▸ **Exercise**
Retype exactly the lines from the first one through the line with "const arrowData = arr", including both ends; skip any pictures.

▸ **Raw data**

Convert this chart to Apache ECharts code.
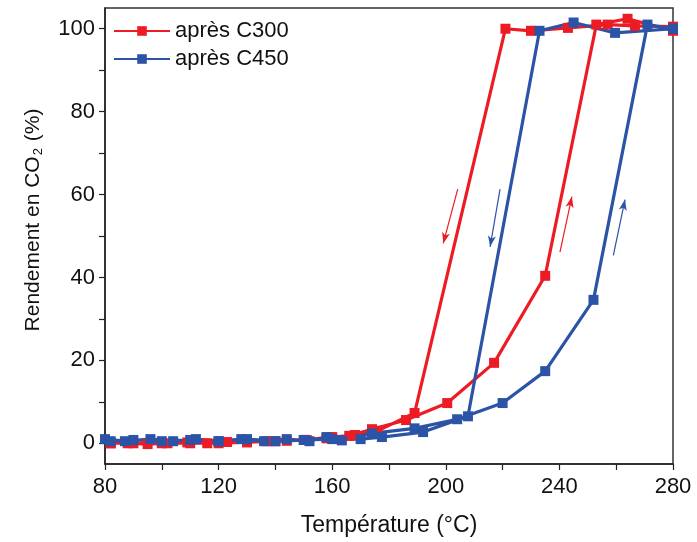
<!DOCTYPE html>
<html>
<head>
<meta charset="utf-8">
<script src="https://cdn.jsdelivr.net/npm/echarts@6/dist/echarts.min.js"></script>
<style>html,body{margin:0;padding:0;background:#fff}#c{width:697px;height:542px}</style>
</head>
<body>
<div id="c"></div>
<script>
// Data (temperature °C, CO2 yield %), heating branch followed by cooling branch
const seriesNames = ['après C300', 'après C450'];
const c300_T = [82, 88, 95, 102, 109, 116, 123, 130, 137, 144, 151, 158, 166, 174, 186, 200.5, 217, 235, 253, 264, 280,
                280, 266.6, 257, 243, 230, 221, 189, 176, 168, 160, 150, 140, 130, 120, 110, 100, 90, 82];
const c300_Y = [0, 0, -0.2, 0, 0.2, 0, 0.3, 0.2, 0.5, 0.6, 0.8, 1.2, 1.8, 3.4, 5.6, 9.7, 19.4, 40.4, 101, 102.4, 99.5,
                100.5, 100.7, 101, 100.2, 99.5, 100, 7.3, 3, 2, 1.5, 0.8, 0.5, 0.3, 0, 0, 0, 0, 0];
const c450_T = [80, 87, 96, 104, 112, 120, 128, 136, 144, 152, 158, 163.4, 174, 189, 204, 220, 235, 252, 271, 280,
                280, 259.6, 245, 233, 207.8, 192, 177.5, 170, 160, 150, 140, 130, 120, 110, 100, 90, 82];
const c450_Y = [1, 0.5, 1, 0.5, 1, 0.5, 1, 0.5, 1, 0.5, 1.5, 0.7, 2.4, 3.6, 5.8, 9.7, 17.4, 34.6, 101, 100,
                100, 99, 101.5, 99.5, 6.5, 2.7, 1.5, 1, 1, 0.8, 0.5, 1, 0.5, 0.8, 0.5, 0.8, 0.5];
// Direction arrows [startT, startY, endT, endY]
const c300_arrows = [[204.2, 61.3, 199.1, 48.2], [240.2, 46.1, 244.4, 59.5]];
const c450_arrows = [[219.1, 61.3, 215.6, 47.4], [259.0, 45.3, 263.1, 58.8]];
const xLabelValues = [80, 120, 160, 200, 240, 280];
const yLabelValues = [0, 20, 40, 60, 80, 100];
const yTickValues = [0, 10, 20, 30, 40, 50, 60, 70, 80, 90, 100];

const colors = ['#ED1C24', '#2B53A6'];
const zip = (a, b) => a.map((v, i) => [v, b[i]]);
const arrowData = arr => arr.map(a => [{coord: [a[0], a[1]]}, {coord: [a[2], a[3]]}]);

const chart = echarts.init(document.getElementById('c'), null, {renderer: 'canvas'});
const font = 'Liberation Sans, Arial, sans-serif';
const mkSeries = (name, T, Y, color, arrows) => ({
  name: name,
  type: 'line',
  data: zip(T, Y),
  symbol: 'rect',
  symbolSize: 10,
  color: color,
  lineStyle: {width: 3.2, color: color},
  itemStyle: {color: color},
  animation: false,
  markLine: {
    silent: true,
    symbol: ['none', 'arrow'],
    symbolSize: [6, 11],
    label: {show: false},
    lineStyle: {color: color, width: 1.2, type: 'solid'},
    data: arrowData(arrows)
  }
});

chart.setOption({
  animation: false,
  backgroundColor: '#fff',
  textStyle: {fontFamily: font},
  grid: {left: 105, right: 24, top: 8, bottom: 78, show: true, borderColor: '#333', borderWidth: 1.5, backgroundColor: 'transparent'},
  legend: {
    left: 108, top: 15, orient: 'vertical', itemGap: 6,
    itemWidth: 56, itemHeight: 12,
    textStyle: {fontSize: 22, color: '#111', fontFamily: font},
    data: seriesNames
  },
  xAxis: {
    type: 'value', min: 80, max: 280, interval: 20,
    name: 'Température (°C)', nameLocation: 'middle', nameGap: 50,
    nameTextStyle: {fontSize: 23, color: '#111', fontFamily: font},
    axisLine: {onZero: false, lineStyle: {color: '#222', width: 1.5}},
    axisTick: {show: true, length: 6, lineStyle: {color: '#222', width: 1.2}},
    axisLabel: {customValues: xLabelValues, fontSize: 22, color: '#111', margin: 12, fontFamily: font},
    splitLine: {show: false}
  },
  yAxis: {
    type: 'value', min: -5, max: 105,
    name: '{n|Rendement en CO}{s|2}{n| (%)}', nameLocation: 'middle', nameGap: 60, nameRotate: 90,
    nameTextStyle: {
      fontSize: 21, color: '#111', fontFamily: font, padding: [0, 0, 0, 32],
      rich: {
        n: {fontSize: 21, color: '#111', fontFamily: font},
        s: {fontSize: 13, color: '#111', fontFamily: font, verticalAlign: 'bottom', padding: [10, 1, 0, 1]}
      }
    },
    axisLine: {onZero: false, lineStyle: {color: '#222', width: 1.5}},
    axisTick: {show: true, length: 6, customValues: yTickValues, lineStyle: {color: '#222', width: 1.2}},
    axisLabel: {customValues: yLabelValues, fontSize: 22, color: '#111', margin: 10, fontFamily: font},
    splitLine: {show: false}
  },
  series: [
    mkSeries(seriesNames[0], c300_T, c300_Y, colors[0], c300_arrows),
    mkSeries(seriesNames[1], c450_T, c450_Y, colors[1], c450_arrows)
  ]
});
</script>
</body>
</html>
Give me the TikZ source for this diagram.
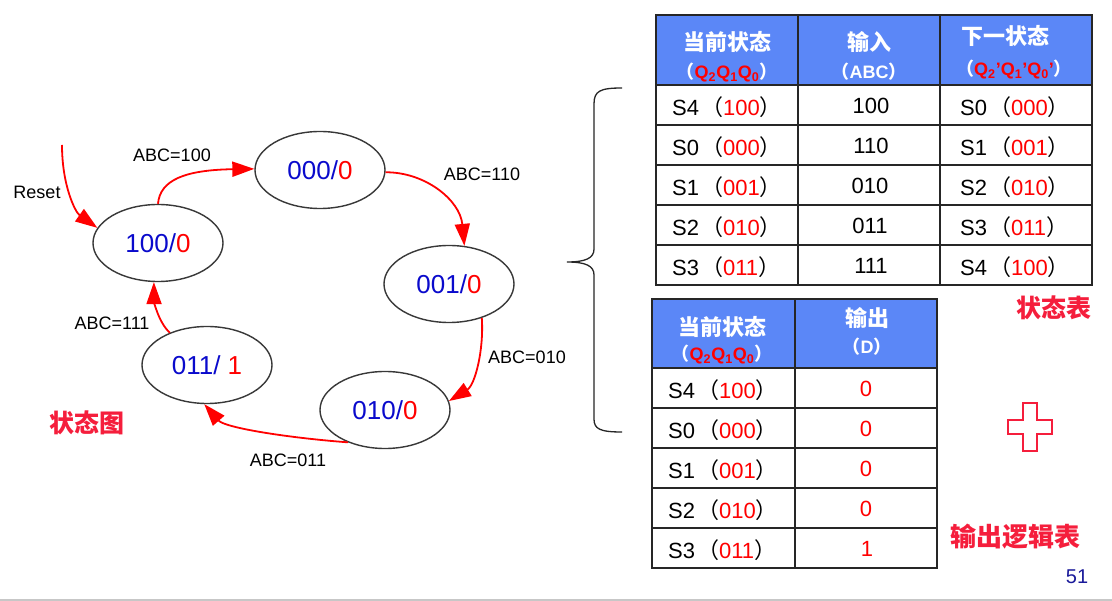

▸ **Solution for this task**
Convert this chart to Apache ECharts code.
<!DOCTYPE html>
<html>
<head>
<meta charset="utf-8">
<script src="https://cdn.jsdelivr.net/npm/echarts@6/dist/echarts.min.js"></script>
<style>html,body{margin:0;padding:0;background:#fff}#c{width:697px;height:542px}</style>
</head>
<body>
<div id="c"></div>
<script>
// Data (temperature °C, CO2 yield %), heating branch followed by cooling branch
const seriesNames = ['après C300', 'après C450'];
const c300_T = [82, 88, 95, 102, 109, 116, 123, 130, 137, 144, 151, 158, 166, 174, 186, 200.5, 217, 235, 253, 264, 280,
                280, 266.6, 257, 243, 230, 221, 189, 176, 168, 160, 150, 140, 130, 120, 110, 100, 90, 82];
const c300_Y = [0, 0, -0.2, 0, 0.2, 0, 0.3, 0.2, 0.5, 0.6, 0.8, 1.2, 1.8, 3.4, 5.6, 9.7, 19.4, 40.4, 101, 102.4, 99.5,
                100.5, 100.7, 101, 100.2, 99.5, 100, 7.3, 3, 2, 1.5, 0.8, 0.5, 0.3, 0, 0, 0, 0, 0];
const c450_T = [80, 87, 96, 104, 112, 120, 128, 136, 144, 152, 158, 163.4, 174, 189, 204, 220, 235, 252, 271, 280,
                280, 259.6, 245, 233, 207.8, 192, 177.5, 170, 160, 150, 140, 130, 120, 110, 100, 90, 82];
const c450_Y = [1, 0.5, 1, 0.5, 1, 0.5, 1, 0.5, 1, 0.5, 1.5, 0.7, 2.4, 3.6, 5.8, 9.7, 17.4, 34.6, 101, 100,
                100, 99, 101.5, 99.5, 6.5, 2.7, 1.5, 1, 1, 0.8, 0.5, 1, 0.5, 0.8, 0.5, 0.8, 0.5];
// Direction arrows [startT, startY, endT, endY]
const c300_arrows = [[204.2, 61.3, 199.1, 48.2], [240.2, 46.1, 244.4, 59.5]];
const c450_arrows = [[219.1, 61.3, 215.6, 47.4], [259.0, 45.3, 263.1, 58.8]];
const xLabelValues = [80, 120, 160, 200, 240, 280];
const yLabelValues = [0, 20, 40, 60, 80, 100];
const yTickValues = [0, 10, 20, 30, 40, 50, 60, 70, 80, 90, 100];

const colors = ['#ED1C24', '#2B53A6'];
const zip = (a, b) => a.map((v, i) => [v, b[i]]);
const arrowData = arr => arr.map(a => [{coord: [a[0], a[1]]}, {coord: [a[2], a[3]]}]);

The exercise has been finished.